JOB:
Give the listing again exactly, omitting its images.

MATERIAL PROVIDED:
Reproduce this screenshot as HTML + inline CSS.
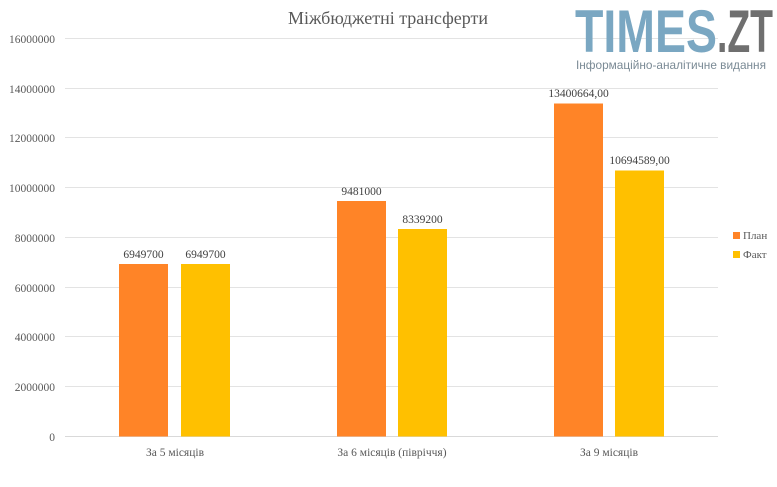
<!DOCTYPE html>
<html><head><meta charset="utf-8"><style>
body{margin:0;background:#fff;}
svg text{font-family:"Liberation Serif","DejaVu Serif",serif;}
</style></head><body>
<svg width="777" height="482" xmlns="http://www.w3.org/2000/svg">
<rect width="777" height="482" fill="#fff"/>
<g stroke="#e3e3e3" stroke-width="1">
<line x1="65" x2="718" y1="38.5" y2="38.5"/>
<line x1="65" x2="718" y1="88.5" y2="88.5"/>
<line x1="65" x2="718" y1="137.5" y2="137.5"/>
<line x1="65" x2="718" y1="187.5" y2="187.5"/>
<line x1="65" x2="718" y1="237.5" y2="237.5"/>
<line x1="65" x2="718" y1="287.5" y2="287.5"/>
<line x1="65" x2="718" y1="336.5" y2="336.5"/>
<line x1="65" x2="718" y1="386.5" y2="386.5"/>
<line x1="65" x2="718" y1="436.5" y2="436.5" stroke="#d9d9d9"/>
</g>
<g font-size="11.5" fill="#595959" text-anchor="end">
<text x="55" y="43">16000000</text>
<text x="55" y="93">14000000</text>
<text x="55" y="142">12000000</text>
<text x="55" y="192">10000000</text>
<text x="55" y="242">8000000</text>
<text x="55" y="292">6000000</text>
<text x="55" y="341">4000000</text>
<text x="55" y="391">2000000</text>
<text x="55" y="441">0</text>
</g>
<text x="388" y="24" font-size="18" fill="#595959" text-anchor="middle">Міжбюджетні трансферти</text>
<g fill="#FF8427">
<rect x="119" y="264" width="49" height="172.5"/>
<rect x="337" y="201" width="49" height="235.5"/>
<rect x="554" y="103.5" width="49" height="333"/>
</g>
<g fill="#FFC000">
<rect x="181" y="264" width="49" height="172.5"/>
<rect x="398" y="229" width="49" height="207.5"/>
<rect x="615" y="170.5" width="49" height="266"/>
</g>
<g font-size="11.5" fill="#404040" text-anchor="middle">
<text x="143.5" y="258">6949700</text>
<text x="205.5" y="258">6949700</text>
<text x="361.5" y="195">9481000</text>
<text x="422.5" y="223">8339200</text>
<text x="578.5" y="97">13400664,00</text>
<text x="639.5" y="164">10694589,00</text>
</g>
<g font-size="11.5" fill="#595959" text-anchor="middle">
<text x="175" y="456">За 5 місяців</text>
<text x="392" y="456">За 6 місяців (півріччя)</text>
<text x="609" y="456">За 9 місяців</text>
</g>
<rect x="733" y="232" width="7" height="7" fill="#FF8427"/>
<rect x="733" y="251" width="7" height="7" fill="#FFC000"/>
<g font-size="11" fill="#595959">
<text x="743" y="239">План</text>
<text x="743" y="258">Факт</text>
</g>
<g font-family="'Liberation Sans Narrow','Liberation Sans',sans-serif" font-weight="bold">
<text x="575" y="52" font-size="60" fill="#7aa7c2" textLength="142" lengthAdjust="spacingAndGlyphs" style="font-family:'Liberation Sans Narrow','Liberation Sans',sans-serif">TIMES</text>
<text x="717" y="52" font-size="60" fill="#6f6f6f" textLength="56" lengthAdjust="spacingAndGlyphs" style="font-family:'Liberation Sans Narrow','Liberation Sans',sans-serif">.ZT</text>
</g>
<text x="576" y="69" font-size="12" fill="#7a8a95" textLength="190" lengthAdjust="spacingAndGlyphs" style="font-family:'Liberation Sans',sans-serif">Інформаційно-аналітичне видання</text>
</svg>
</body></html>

REPLY TO THE EXERCISE:
Reproduce this screenshot as HTML + inline CSS.
<!DOCTYPE html>
<html><head><meta charset="utf-8"><style>
body{margin:0;background:#fff;}
svg text{font-family:"Liberation Serif","DejaVu Serif",serif;}
</style></head><body>
<svg width="777" height="482" xmlns="http://www.w3.org/2000/svg">
<rect width="777" height="482" fill="#fff"/>
<g stroke="#e3e3e3" stroke-width="1">
<line x1="65" x2="718" y1="38.5" y2="38.5"/>
<line x1="65" x2="718" y1="88.5" y2="88.5"/>
<line x1="65" x2="718" y1="137.5" y2="137.5"/>
<line x1="65" x2="718" y1="187.5" y2="187.5"/>
<line x1="65" x2="718" y1="237.5" y2="237.5"/>
<line x1="65" x2="718" y1="287.5" y2="287.5"/>
<line x1="65" x2="718" y1="336.5" y2="336.5"/>
<line x1="65" x2="718" y1="386.5" y2="386.5"/>
<line x1="65" x2="718" y1="436.5" y2="436.5" stroke="#d9d9d9"/>
</g>
<g font-size="11.5" fill="#595959" text-anchor="end">
<text x="55" y="43">16000000</text>
<text x="55" y="93">14000000</text>
<text x="55" y="142">12000000</text>
<text x="55" y="192">10000000</text>
<text x="55" y="242">8000000</text>
<text x="55" y="292">6000000</text>
<text x="55" y="341">4000000</text>
<text x="55" y="391">2000000</text>
<text x="55" y="441">0</text>
</g>
<text x="388" y="24" font-size="18" fill="#595959" text-anchor="middle">Міжбюджетні трансферти</text>
<g fill="#FF8427">
<rect x="119" y="264" width="49" height="172.5"/>
<rect x="337" y="201" width="49" height="235.5"/>
<rect x="554" y="103.5" width="49" height="333"/>
</g>
<g fill="#FFC000">
<rect x="181" y="264" width="49" height="172.5"/>
<rect x="398" y="229" width="49" height="207.5"/>
<rect x="615" y="170.5" width="49" height="266"/>
</g>
<g font-size="11.5" fill="#404040" text-anchor="middle">
<text x="143.5" y="258">6949700</text>
<text x="205.5" y="258">6949700</text>
<text x="361.5" y="195">9481000</text>
<text x="422.5" y="223">8339200</text>
<text x="578.5" y="97">13400664,00</text>
<text x="639.5" y="164">10694589,00</text>
</g>
<g font-size="11.5" fill="#595959" text-anchor="middle">
<text x="175" y="456">За 5 місяців</text>
<text x="392" y="456">За 6 місяців (півріччя)</text>
<text x="609" y="456">За 9 місяців</text>
</g>
<rect x="733" y="232" width="7" height="7" fill="#FF8427"/>
<rect x="733" y="251" width="7" height="7" fill="#FFC000"/>
<g font-size="11" fill="#595959">
<text x="743" y="239">План</text>
<text x="743" y="258">Факт</text>
</g>
<g font-family="'Liberation Sans Narrow','Liberation Sans',sans-serif" font-weight="bold">
<text x="575" y="52" font-size="60" fill="#7aa7c2" textLength="142" lengthAdjust="spacingAndGlyphs" style="font-family:'Liberation Sans Narrow','Liberation Sans',sans-serif">TIMES</text>
<text x="717" y="52" font-size="60" fill="#6f6f6f" textLength="56" lengthAdjust="spacingAndGlyphs" style="font-family:'Liberation Sans Narrow','Liberation Sans',sans-serif">.ZT</text>
</g>
<text x="576" y="69" font-size="12" fill="#7a8a95" textLength="190" lengthAdjust="spacingAndGlyphs" style="font-family:'Liberation Sans',sans-serif">Інформаційно-аналітичне видання</text>
</svg>
</body></html>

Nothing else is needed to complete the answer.